#### Your goal:
Return only the lines from the top of the data down to the one that holds "import seaborn as sns", both included, without any pictures.

#### Material provided:
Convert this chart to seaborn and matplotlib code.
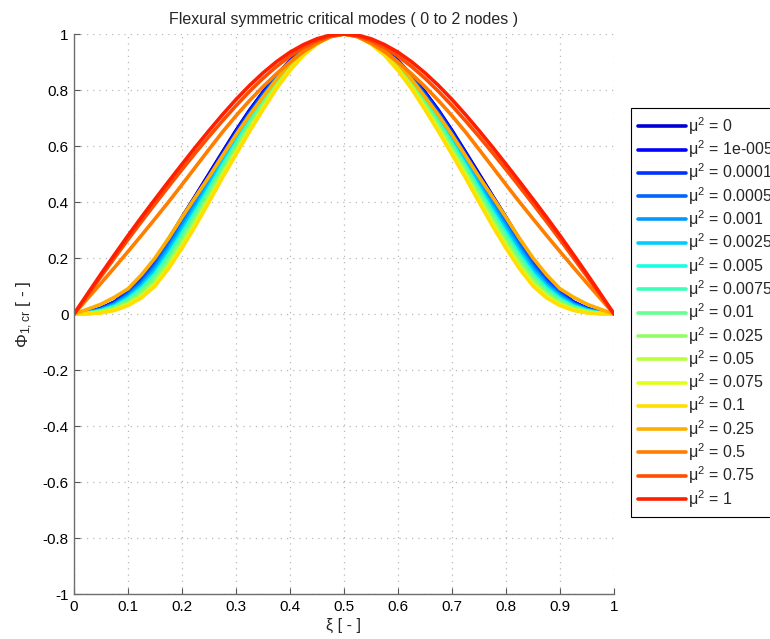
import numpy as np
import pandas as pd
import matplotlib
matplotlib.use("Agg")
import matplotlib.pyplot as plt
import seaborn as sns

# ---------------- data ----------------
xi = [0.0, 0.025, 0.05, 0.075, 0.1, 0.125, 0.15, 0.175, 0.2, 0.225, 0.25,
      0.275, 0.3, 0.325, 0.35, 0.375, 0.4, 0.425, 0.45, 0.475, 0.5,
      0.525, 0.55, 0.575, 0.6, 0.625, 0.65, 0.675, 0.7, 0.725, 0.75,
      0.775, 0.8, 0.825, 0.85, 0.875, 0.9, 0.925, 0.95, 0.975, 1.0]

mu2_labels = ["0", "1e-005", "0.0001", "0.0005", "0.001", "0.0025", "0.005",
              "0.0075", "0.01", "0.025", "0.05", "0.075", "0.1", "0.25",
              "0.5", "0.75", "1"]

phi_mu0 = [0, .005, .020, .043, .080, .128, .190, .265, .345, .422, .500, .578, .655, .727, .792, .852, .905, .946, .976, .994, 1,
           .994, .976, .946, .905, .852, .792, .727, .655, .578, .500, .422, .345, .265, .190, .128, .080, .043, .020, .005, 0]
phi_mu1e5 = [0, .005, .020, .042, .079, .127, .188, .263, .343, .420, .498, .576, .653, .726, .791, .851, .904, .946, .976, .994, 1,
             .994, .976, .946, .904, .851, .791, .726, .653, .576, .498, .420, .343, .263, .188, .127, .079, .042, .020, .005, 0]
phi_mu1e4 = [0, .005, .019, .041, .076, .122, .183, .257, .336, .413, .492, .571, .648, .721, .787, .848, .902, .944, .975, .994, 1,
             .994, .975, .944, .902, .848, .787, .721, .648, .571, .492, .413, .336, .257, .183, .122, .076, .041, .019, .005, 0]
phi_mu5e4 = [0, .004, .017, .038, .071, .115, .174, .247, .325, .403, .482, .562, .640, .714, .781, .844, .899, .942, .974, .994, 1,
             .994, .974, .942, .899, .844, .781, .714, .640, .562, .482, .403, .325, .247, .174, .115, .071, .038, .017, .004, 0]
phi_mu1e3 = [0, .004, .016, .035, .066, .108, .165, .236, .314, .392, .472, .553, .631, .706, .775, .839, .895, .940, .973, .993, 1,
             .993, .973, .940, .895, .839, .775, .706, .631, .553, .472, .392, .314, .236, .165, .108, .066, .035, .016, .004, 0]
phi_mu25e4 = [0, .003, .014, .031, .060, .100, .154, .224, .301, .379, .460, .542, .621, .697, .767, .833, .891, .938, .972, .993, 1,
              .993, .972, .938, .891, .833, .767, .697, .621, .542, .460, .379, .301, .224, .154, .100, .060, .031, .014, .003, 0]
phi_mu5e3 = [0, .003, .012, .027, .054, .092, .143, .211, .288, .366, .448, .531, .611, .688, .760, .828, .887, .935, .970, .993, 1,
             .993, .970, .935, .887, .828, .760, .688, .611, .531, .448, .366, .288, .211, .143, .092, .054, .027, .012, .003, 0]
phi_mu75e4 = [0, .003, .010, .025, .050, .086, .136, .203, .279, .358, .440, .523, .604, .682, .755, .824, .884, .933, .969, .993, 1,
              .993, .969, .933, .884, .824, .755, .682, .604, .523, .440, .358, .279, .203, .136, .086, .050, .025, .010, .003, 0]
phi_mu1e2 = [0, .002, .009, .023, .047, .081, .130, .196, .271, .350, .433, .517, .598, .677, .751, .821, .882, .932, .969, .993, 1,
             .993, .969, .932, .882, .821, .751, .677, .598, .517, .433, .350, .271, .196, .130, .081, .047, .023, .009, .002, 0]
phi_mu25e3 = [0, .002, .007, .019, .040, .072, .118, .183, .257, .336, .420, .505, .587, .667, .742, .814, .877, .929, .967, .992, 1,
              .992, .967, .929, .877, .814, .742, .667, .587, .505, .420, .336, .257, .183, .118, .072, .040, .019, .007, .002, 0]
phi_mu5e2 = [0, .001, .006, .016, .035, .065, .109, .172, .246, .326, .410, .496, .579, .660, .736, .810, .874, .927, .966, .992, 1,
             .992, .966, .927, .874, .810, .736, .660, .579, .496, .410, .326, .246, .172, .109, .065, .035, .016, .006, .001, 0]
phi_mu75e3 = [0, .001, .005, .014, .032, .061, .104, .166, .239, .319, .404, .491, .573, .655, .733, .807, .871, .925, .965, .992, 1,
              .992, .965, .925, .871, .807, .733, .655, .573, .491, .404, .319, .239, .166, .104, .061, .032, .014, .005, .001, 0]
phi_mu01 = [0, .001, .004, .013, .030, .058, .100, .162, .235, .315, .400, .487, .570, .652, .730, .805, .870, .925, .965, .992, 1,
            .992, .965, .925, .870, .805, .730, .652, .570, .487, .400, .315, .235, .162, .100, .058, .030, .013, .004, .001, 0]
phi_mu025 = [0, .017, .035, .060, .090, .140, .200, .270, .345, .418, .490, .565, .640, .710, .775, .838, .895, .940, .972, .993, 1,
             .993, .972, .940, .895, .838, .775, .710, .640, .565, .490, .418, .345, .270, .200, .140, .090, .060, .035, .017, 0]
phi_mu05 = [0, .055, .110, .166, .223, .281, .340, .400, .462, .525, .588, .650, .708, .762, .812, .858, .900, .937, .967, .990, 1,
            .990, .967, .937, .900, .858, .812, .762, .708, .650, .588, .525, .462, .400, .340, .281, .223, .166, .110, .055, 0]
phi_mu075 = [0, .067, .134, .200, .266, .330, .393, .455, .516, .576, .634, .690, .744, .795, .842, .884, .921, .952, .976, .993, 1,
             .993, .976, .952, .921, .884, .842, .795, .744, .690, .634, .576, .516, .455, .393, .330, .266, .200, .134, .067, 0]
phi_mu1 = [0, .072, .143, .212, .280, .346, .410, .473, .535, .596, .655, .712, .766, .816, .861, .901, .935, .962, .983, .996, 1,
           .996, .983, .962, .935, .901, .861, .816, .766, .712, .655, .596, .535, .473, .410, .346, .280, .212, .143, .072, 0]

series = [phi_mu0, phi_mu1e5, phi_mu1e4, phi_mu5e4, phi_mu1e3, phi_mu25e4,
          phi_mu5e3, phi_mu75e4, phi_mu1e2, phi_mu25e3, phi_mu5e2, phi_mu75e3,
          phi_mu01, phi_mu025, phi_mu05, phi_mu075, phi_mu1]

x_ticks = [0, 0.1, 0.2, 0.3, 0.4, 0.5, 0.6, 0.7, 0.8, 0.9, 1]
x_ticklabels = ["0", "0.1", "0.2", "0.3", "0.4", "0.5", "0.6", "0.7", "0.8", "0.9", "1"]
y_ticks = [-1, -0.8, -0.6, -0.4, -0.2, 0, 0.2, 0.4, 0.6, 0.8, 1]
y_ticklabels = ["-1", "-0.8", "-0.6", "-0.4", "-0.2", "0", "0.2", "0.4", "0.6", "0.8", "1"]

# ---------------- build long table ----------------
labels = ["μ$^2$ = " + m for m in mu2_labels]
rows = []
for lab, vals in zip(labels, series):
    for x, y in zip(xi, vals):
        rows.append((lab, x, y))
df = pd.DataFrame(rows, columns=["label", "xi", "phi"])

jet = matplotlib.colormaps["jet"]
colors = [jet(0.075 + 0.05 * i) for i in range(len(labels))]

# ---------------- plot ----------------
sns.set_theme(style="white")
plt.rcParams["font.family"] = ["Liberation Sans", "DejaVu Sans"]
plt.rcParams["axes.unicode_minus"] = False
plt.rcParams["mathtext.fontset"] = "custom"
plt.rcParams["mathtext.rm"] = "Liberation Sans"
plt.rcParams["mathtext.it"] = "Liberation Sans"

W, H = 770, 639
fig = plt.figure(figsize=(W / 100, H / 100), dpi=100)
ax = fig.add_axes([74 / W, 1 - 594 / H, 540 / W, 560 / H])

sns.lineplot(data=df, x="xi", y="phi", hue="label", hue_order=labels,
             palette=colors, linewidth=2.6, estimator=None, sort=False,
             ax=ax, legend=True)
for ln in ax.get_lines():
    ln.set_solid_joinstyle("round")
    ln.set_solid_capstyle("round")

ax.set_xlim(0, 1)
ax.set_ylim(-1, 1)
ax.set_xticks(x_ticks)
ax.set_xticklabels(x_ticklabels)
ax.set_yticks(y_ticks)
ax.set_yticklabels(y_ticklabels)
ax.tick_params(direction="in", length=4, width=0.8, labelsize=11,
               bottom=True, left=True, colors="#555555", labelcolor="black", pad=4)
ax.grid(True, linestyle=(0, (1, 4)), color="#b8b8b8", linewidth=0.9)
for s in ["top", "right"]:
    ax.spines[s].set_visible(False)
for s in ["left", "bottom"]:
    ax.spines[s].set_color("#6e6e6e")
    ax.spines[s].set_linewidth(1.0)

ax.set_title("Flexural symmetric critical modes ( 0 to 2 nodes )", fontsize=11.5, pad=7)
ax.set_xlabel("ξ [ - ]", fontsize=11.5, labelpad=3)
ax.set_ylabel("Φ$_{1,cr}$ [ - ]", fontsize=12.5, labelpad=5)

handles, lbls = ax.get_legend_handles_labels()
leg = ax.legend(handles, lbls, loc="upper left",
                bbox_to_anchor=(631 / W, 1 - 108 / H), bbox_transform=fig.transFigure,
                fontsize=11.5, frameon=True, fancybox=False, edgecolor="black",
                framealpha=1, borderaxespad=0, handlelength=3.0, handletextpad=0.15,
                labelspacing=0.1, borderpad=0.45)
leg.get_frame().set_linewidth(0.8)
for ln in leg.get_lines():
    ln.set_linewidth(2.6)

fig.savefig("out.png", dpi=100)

#### Response to this exercise:
Convert this chart to seaborn and matplotlib code.
import numpy as np
import pandas as pd
import matplotlib
matplotlib.use("Agg")
import matplotlib.pyplot as plt
import seaborn as sns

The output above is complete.